In Part I of this two-part work, we have presented the theoretical foundation and physical mechanism of the mode-selective transmission line (MSTL). This part is devoted to its excitation scheme, practical transition design, and experimental verification. The MSTL excitation is first explained by comparison with a conductor-backed coplanar waveguide (CBCPW). To produce the specific mode excitation, an ultrabroadband transition between CBCPW and MSTL is proposed. It has a tapered structure operating as a tapered-mode coupler, which supports smooth evolution from the fixed CPW mode of CBCPW to the frequency-dependent dominant mode of MSTL. This modal evolution along the transition is analytically treated based on a local normal mode theory. Couplings between the local normal modes are negligible as a result of gradual tapering, thereby effectively suppressing higher order modes in MSTL and sustaining a mode purity over an ultrabroad frequency range.
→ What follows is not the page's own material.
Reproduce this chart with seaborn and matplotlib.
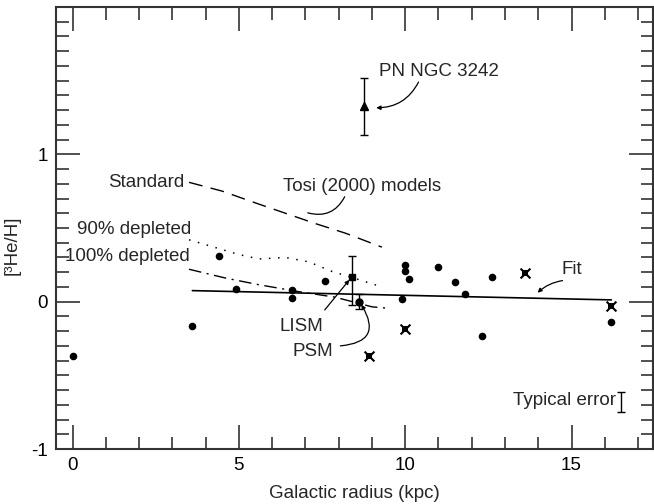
import numpy as np
import matplotlib.pyplot as plt
import seaborn as sns
from matplotlib.ticker import MultipleLocator

# HII region measurements
r_dots = [0.0, 3.6, 4.4, 4.9, 6.6, 6.6, 7.6, 9.9, 10.0, 10.0, 10.1, 11.0, 11.5, 11.8, 12.3, 12.6, 16.2]
he_dots = [-0.37, -0.165, 0.31, 0.085, 0.08, 0.023, 0.14, 0.018, 0.25, 0.205, 0.152, 0.234, 0.136, 0.052, -0.233, 0.166, -0.136]

# flagged measurements (crossed squares)
r_cross = [8.9, 10.0, 13.6, 16.2]
he_cross = [-0.37, -0.186, 0.193, -0.029]

# LISM, PSM, planetary nebula
lism_r, lism_he, lism_lo, lism_hi = 8.4, 0.166, 0.19, 0.147
psm_r, psm_he, psm_err = 8.6, 0.0, 0.053
pn_r, pn_he, pn_lo, pn_hi = 8.75, 1.33, 0.2, 0.19

# Tosi (2000) models
std_r = [3.5, 4.5, 5.5, 6.4, 7.3, 8.2, 9.3]
std_he = [0.81, 0.75, 0.67, 0.60, 0.53, 0.465, 0.37]
d90_r = [3.5, 4.1, 5.0, 5.6, 6.4, 7.1, 7.8, 8.6, 9.3]
d90_he = [0.42, 0.38, 0.32, 0.29, 0.30, 0.27, 0.205, 0.15, 0.10]
d100_r = [3.5, 4.6, 5.6, 6.8, 7.9, 9.0, 9.5]
d100_he = [0.22, 0.16, 0.115, 0.068, 0.03, -0.035, -0.045]

# fit
fit_r = [3.6, 16.2]
fit_he = [0.075, 0.012]

sns.set_theme(style="ticks")
plt.rcParams['font.family'] = ['Liberation Sans', 'DejaVu Sans']

fig = plt.figure(figsize=(6.54, 5.04), dpi=100)
ax = fig.add_axes([56/654, 1-449/504, 597/654, 442/504])

ink = "black"
sns.lineplot(x=std_r, y=std_he, ax=ax, color=ink, lw=1.0, sort=False)
ax.lines[-1].set_dashes([10, 6])
sns.lineplot(x=d90_r, y=d90_he, ax=ax, color=ink, lw=1.1, sort=False)
ax.lines[-1].set_dashes([1, 5])
sns.lineplot(x=d100_r, y=d100_he, ax=ax, color=ink, lw=1.0, sort=False)
ax.lines[-1].set_dashes([9, 4, 1.5, 4])
sns.lineplot(x=fit_r, y=fit_he, ax=ax, color=ink, lw=1.2)

sns.scatterplot(x=r_dots, y=he_dots, ax=ax, color=ink, s=30, edgecolor=ink, linewidth=0)
sns.scatterplot(x=r_cross, y=he_cross, ax=ax, color=ink, marker='s', s=16, linewidth=0)
sns.scatterplot(x=r_cross, y=he_cross, ax=ax, color=ink, marker='x', s=50, linewidth=1.5)

ax.errorbar([lism_r], [lism_he], yerr=[[lism_lo], [lism_hi]], fmt='s', ms=5, color=ink,
            elinewidth=1.0, capsize=3, capthick=1.0)
ax.errorbar([psm_r], [psm_he], yerr=psm_err, fmt='o', ms=5, color=ink,
            elinewidth=1.0, capsize=3, capthick=1.0)
ax.errorbar([pn_r], [pn_he], yerr=[[pn_lo], [pn_hi]], fmt='^', ms=5.5, color=ink,
            elinewidth=1.0, capsize=3, capthick=1.0)
# typical error bar
ax.errorbar([16.48], [-0.68], yerr=0.068, fmt='none', color=ink, elinewidth=1.0,
            capsize=3, capthick=1.0)

fs = 13.5
arrow = dict(arrowstyle='-|>', color=ink, lw=0.9, mutation_scale=6, shrinkA=0, shrinkB=0)
ax.text(9.2, 1.565, "PN NGC 3242", fontsize=fs, va='center', ha='left')
ax.annotate("", xy=(9.13, 1.316), xytext=(10.4, 1.49),
            arrowprops=dict(arrow, connectionstyle="arc3,rad=-0.3"))
ax.text(3.35, 0.81, "Standard", fontsize=fs, ha='right', va='center')
ax.text(6.32, 0.78, "Tosi (2000) models", fontsize=fs, ha='left', va='center')
ax.annotate("", xy=(7.07, 0.603), xytext=(8.18, 0.712),
            arrowprops=dict(arrowstyle='-', color=ink, lw=0.9,
                            connectionstyle="arc3,rad=-0.4", shrinkA=0, shrinkB=0))
ax.text(0.13, 0.488, "90% depleted", fontsize=fs, ha='left', va='center')
ax.text(-0.23, 0.306, "100% depleted", fontsize=fs, ha='left', va='center')
ax.text(6.22, -0.17, "LISM", fontsize=fs, ha='left', va='center')
ax.annotate("", xy=(8.32, 0.148), xytext=(7.58, -0.056), arrowprops=arrow)
ax.text(6.62, -0.34, "PSM", fontsize=fs, ha='left', va='center')
ax.annotate("", xy=(8.68, -0.02), xytext=(8.05, -0.30),
            arrowprops=dict(arrow, connectionstyle="arc3,rad=0.8"))
ax.text(14.69, 0.22, "Fit", fontsize=fs, ha='left', va='center')
ax.annotate("", xy=(13.98, 0.061), xytext=(14.73, 0.143),
            arrowprops=dict(arrow, connectionstyle="arc3,rad=0.15"))
ax.text(16.35, -0.673, "Typical error", fontsize=fs, ha='right', va='center')

ax.set_xlim(-0.5, 17.45)
ax.set_ylim(-1, 2)
ax.xaxis.set_major_locator(MultipleLocator(5))
ax.xaxis.set_minor_locator(MultipleLocator(1))
ax.yaxis.set_minor_locator(MultipleLocator(0.1))
ax.set_yticks([-1, 0, 1])
ax.set_yticklabels(["-1", "0", "1"])
ax.tick_params(which='both', direction='in', top=True, right=True, colors='#333333',
               labelcolor=ink, labelsize=fs, width=1.2)
ax.tick_params(which='major', length=17, pad=6)
ax.tick_params(which='minor', length=9)
for sp in ax.spines.values():
    sp.set_visible(True)
    sp.set_linewidth(1.5)
    sp.set_color('#333333')

ax.set_xlabel("Galactic radius (kpc)", fontsize=fs, labelpad=8)
ax.set_ylabel("[³He/H]", fontsize=fs, va='center')
ax.yaxis.set_label_coords(-0.074, 0.46)

fig.savefig("out.png", dpi=100)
For experimental demonstration purposes, back-to-back CBCPW-to-MSTL transition circuits are physically realized. The measured results are in agreement with the prediction, showing a return loss of 15 dB from 3 to 109 GHz; the single transition introduces a relatively low insertion loss of 1.84 dB at 100 GHz. The propagation characteristics of MSTL are also extracted from the measured S-parameters, which provides an excellent validation of the proposed structure.